- Stated exercise -
Copy the data that follows, character for character, minus the pictures.
━━━
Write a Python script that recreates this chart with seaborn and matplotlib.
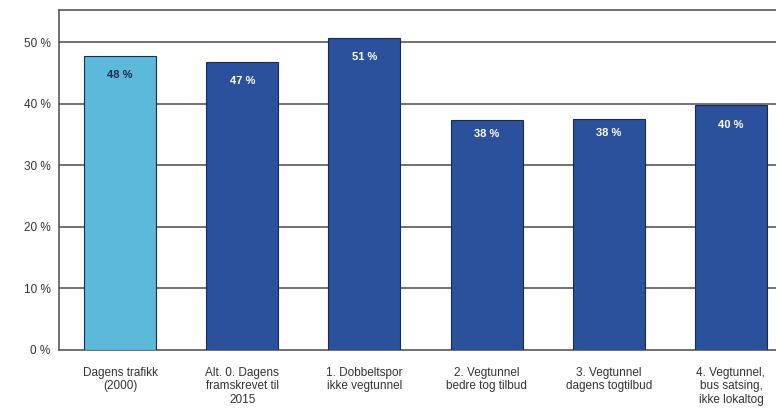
import matplotlib
matplotlib.use("Agg")
import matplotlib.pyplot as plt
import seaborn as sns
import pandas as pd

categories = ["Dagens trafikk\n(2000)", "Alt. 0. Dagens\nframskrevet til\n2015",
              "1. Dobbeltspor\nikke vegtunnel", "2. Vegtunnel\nbedre tog tilbud",
              "3. Vegtunnel\ndagens togtilbud", "4. Vegtunnel,\nbus satsing,\nikke lokaltog"]
values = [47.8, 46.8, 50.7, 37.4, 37.5, 39.8]
value_labels = ["48 %", "47 %", "51 %", "38 %", "38 %", "40 %"]
bar_colors = ["#5DB9D9", "#2B509C", "#2B509C", "#2B509C", "#2B509C", "#2B509C"]
yticks = [0, 10, 20, 30, 40, 50]

sns.set_theme(style="white")
plt.rcParams['font.family'] = ['Liberation Sans', 'DejaVu Sans']

fig = plt.figure(figsize=(7.76, 4.17), dpi=100)
ax = fig.add_axes([59/776, 67/417, (792-59)/776, (350-10)/417])

df = pd.DataFrame({"cat": categories, "val": values})
sns.barplot(data=df, x="cat", y="val", hue="cat", palette=bar_colors, legend=False,
            width=0.59, edgecolor="#1a2a50", linewidth=0.8, saturation=1, ax=ax, zorder=3)

ax.set_ylim(0, 55.2)
ax.set_xlim(-0.5, 5.5)
ax.set_yticks(yticks)
ax.set_yticklabels([f"{t} %" for t in yticks], fontsize=8.5, color="#333333")
ax.tick_params(axis="x", labelsize=8.5, colors="#333333", length=0, pad=12)
ax.tick_params(axis="y", length=0, pad=6)
ax.set_xlabel("")
ax.set_ylabel("")
for t in yticks[1:]:
    ax.axhline(t, color="#4a4a4a", linewidth=1.1, zorder=1)
for s in ["top", "left", "bottom"]:
    ax.spines[s].set_color("#4a4a4a")
    ax.spines[s].set_linewidth(1.1)
ax.spines["right"].set_visible(False)

for i, (v, lab) in enumerate(zip(values, value_labels)):
    col = "#1a2a50" if i == 0 else "white"
    off = 2.3 if v < 39 else 3.2
    ax.text(i, v - off, lab, ha="center", va="center", fontsize=8, fontweight="bold",
            color=col, zorder=4)

fig.savefig("out.png", dpi=100)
━━━
- The response -
Write a Python script that recreates this chart with seaborn and matplotlib.
import matplotlib
matplotlib.use("Agg")
import matplotlib.pyplot as plt
import seaborn as sns
import pandas as pd

categories = ["Dagens trafikk\n(2000)", "Alt. 0. Dagens\nframskrevet til\n2015",
              "1. Dobbeltspor\nikke vegtunnel", "2. Vegtunnel\nbedre tog tilbud",
              "3. Vegtunnel\ndagens togtilbud", "4. Vegtunnel,\nbus satsing,\nikke lokaltog"]
values = [47.8, 46.8, 50.7, 37.4, 37.5, 39.8]
value_labels = ["48 %", "47 %", "51 %", "38 %", "38 %", "40 %"]
bar_colors = ["#5DB9D9", "#2B509C", "#2B509C", "#2B509C", "#2B509C", "#2B509C"]
yticks = [0, 10, 20, 30, 40, 50]

sns.set_theme(style="white")
plt.rcParams['font.family'] = ['Liberation Sans', 'DejaVu Sans']

fig = plt.figure(figsize=(7.76, 4.17), dpi=100)
ax = fig.add_axes([59/776, 67/417, (792-59)/776, (350-10)/417])

df = pd.DataFrame({"cat": categories, "val": values})
sns.barplot(data=df, x="cat", y="val", hue="cat", palette=bar_colors, legend=False,
            width=0.59, edgecolor="#1a2a50", linewidth=0.8, saturation=1, ax=ax, zorder=3)

ax.set_ylim(0, 55.2)
ax.set_xlim(-0.5, 5.5)
ax.set_yticks(yticks)
ax.set_yticklabels([f"{t} %" for t in yticks], fontsize=8.5, color="#333333")
ax.tick_params(axis="x", labelsize=8.5, colors="#333333", length=0, pad=12)
ax.tick_params(axis="y", length=0, pad=6)
ax.set_xlabel("")
ax.set_ylabel("")
for t in yticks[1:]:
    ax.axhline(t, color="#4a4a4a", linewidth=1.1, zorder=1)
for s in ["top", "left", "bottom"]:
    ax.spines[s].set_color("#4a4a4a")
    ax.spines[s].set_linewidth(1.1)
ax.spines["right"].set_visible(False)

for i, (v, lab) in enumerate(zip(values, value_labels)):
    col = "#1a2a50" if i == 0 else "white"
    off = 2.3 if v < 39 else 3.2
    ax.text(i, v - off, lab, ha="center", va="center", fontsize=8, fontweight="bold",
            color=col, zorder=4)

fig.savefig("out.png", dpi=100)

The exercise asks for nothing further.